| Problem |
Would you repeat the listing exactly but omit every picture?

◆ ◆ ◆ ◆

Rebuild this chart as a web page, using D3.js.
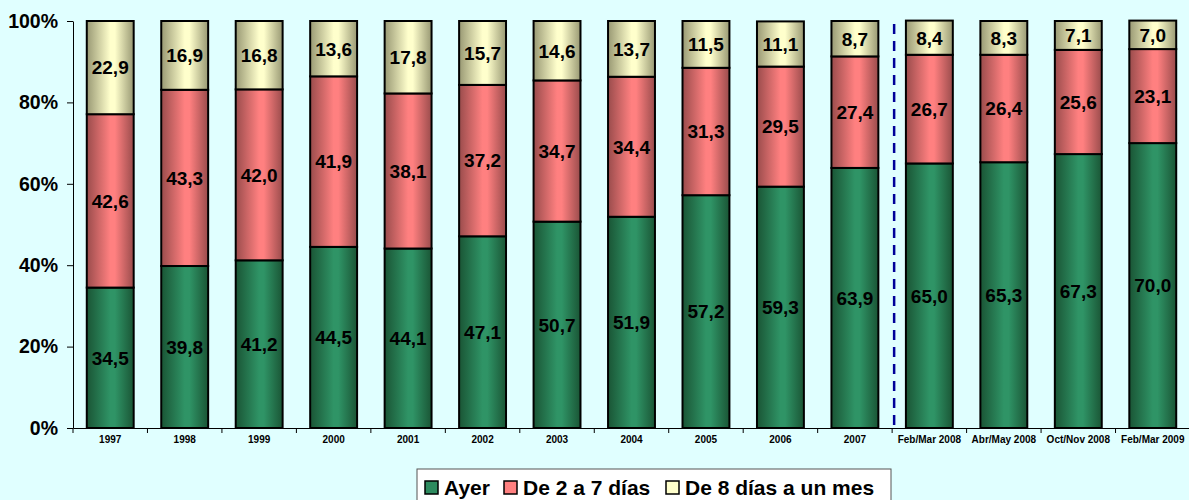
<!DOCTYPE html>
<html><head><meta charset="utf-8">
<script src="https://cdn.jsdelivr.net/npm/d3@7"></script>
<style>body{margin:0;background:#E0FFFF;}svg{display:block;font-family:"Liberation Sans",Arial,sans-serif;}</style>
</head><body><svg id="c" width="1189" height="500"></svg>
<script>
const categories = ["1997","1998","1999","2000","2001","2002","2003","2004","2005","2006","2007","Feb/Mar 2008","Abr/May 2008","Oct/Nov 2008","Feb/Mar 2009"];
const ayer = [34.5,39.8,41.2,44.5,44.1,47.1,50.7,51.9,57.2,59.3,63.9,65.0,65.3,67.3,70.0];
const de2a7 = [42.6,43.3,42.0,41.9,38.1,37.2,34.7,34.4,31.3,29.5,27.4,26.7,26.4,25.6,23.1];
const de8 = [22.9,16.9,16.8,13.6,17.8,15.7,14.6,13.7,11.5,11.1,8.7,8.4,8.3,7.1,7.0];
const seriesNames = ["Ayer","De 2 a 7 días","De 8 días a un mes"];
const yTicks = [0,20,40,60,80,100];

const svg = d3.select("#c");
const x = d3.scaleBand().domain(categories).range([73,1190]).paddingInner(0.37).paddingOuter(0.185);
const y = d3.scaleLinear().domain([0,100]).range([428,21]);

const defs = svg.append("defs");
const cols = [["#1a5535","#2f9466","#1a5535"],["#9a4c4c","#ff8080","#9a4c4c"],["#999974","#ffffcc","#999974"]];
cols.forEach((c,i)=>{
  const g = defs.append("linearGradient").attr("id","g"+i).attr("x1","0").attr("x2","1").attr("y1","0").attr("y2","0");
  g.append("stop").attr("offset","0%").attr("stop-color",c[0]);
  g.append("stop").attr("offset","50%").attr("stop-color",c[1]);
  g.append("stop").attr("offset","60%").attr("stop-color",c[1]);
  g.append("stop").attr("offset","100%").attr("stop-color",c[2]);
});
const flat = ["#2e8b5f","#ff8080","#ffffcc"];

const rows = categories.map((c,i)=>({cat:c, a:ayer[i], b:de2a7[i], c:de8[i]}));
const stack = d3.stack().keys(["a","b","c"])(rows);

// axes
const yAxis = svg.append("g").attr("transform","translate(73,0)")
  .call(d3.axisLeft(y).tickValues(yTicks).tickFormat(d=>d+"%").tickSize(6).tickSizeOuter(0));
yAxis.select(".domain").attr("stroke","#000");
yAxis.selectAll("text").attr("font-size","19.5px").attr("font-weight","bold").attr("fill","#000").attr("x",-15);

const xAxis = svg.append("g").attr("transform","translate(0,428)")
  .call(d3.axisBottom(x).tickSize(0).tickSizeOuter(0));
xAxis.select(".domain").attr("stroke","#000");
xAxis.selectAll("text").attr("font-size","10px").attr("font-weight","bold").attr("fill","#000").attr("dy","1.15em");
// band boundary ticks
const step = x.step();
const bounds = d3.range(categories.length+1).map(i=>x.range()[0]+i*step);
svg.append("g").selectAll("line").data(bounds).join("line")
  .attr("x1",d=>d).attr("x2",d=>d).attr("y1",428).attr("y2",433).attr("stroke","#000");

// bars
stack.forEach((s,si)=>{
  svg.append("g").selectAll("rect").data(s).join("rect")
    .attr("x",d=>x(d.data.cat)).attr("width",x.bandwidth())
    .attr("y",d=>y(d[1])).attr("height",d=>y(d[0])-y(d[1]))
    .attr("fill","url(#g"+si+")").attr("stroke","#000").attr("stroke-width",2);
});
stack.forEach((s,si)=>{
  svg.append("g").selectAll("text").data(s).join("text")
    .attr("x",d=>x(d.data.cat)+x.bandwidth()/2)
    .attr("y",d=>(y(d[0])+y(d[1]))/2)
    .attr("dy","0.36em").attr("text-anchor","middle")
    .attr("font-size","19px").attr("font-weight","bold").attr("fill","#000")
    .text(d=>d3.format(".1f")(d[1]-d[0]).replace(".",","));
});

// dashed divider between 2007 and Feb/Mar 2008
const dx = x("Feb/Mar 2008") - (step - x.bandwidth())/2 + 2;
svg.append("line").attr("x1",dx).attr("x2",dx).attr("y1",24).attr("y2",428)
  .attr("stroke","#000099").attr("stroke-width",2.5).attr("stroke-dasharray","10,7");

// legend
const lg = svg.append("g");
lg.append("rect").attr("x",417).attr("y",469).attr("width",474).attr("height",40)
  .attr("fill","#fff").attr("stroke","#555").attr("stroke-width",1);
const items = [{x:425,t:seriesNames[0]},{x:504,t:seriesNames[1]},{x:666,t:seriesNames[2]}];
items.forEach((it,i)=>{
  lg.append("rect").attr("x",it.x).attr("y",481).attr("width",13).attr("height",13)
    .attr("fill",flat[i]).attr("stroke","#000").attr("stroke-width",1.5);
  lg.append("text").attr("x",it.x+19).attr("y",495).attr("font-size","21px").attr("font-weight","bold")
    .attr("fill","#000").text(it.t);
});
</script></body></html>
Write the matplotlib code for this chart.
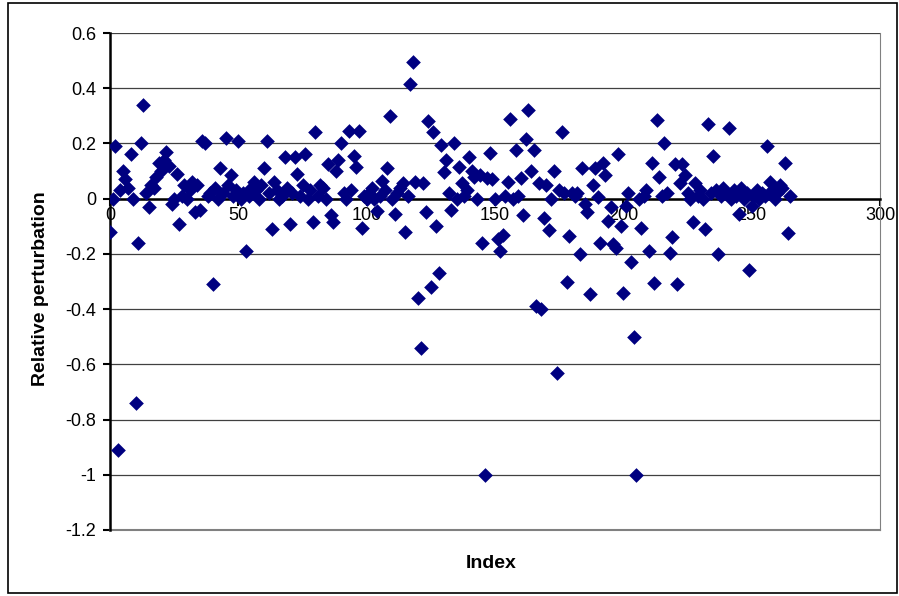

◆ ◆ ◆ ◆

| Written solution |
Rebuild this chart as a web page, using D3.js.
<!DOCTYPE html>
<html><head><meta charset="utf-8">
<script src="https://cdn.jsdelivr.net/npm/d3@7"></script>
<style>body{margin:0;background:#E0FFFF;}svg{display:block;font-family:"Liberation Sans",Arial,sans-serif;}</style>
</head><body><svg id="c" width="1189" height="500"></svg>
<script>
const categories = ["1997","1998","1999","2000","2001","2002","2003","2004","2005","2006","2007","Feb/Mar 2008","Abr/May 2008","Oct/Nov 2008","Feb/Mar 2009"];
const ayer = [34.5,39.8,41.2,44.5,44.1,47.1,50.7,51.9,57.2,59.3,63.9,65.0,65.3,67.3,70.0];
const de2a7 = [42.6,43.3,42.0,41.9,38.1,37.2,34.7,34.4,31.3,29.5,27.4,26.7,26.4,25.6,23.1];
const de8 = [22.9,16.9,16.8,13.6,17.8,15.7,14.6,13.7,11.5,11.1,8.7,8.4,8.3,7.1,7.0];
const seriesNames = ["Ayer","De 2 a 7 días","De 8 días a un mes"];
const yTicks = [0,20,40,60,80,100];

const svg = d3.select("#c");
const x = d3.scaleBand().domain(categories).range([73,1190]).paddingInner(0.37).paddingOuter(0.185);
const y = d3.scaleLinear().domain([0,100]).range([428,21]);

const defs = svg.append("defs");
const cols = [["#1a5535","#2f9466","#1a5535"],["#9a4c4c","#ff8080","#9a4c4c"],["#999974","#ffffcc","#999974"]];
cols.forEach((c,i)=>{
  const g = defs.append("linearGradient").attr("id","g"+i).attr("x1","0").attr("x2","1").attr("y1","0").attr("y2","0");
  g.append("stop").attr("offset","0%").attr("stop-color",c[0]);
  g.append("stop").attr("offset","50%").attr("stop-color",c[1]);
  g.append("stop").attr("offset","60%").attr("stop-color",c[1]);
  g.append("stop").attr("offset","100%").attr("stop-color",c[2]);
});
const flat = ["#2e8b5f","#ff8080","#ffffcc"];

const rows = categories.map((c,i)=>({cat:c, a:ayer[i], b:de2a7[i], c:de8[i]}));
const stack = d3.stack().keys(["a","b","c"])(rows);

// axes
const yAxis = svg.append("g").attr("transform","translate(73,0)")
  .call(d3.axisLeft(y).tickValues(yTicks).tickFormat(d=>d+"%").tickSize(6).tickSizeOuter(0));
yAxis.select(".domain").attr("stroke","#000");
yAxis.selectAll("text").attr("font-size","19.5px").attr("font-weight","bold").attr("fill","#000").attr("x",-15);

const xAxis = svg.append("g").attr("transform","translate(0,428)")
  .call(d3.axisBottom(x).tickSize(0).tickSizeOuter(0));
xAxis.select(".domain").attr("stroke","#000");
xAxis.selectAll("text").attr("font-size","10px").attr("font-weight","bold").attr("fill","#000").attr("dy","1.15em");
// band boundary ticks
const step = x.step();
const bounds = d3.range(categories.length+1).map(i=>x.range()[0]+i*step);
svg.append("g").selectAll("line").data(bounds).join("line")
  .attr("x1",d=>d).attr("x2",d=>d).attr("y1",428).attr("y2",433).attr("stroke","#000");

// bars
stack.forEach((s,si)=>{
  svg.append("g").selectAll("rect").data(s).join("rect")
    .attr("x",d=>x(d.data.cat)).attr("width",x.bandwidth())
    .attr("y",d=>y(d[1])).attr("height",d=>y(d[0])-y(d[1]))
    .attr("fill","url(#g"+si+")").attr("stroke","#000").attr("stroke-width",2);
});
stack.forEach((s,si)=>{
  svg.append("g").selectAll("text").data(s).join("text")
    .attr("x",d=>x(d.data.cat)+x.bandwidth()/2)
    .attr("y",d=>(y(d[0])+y(d[1]))/2)
    .attr("dy","0.36em").attr("text-anchor","middle")
    .attr("font-size","19px").attr("font-weight","bold").attr("fill","#000")
    .text(d=>d3.format(".1f")(d[1]-d[0]).replace(".",","));
});

// dashed divider between 2007 and Feb/Mar 2008
const dx = x("Feb/Mar 2008") - (step - x.bandwidth())/2 + 2;
svg.append("line").attr("x1",dx).attr("x2",dx).attr("y1",24).attr("y2",428)
  .attr("stroke","#000099").attr("stroke-width",2.5).attr("stroke-dasharray","10,7");

// legend
const lg = svg.append("g");
lg.append("rect").attr("x",417).attr("y",469).attr("width",474).attr("height",40)
  .attr("fill","#fff").attr("stroke","#555").attr("stroke-width",1);
const items = [{x:425,t:seriesNames[0]},{x:504,t:seriesNames[1]},{x:666,t:seriesNames[2]}];
items.forEach((it,i)=>{
  lg.append("rect").attr("x",it.x).attr("y",481).attr("width",13).attr("height",13)
    .attr("fill",flat[i]).attr("stroke","#000").attr("stroke-width",1.5);
  lg.append("text").attr("x",it.x+19).attr("y",495).attr("font-size","21px").attr("font-weight","bold")
    .attr("fill","#000").text(it.t);
});
</script></body></html>
Write the matplotlib code for this chart.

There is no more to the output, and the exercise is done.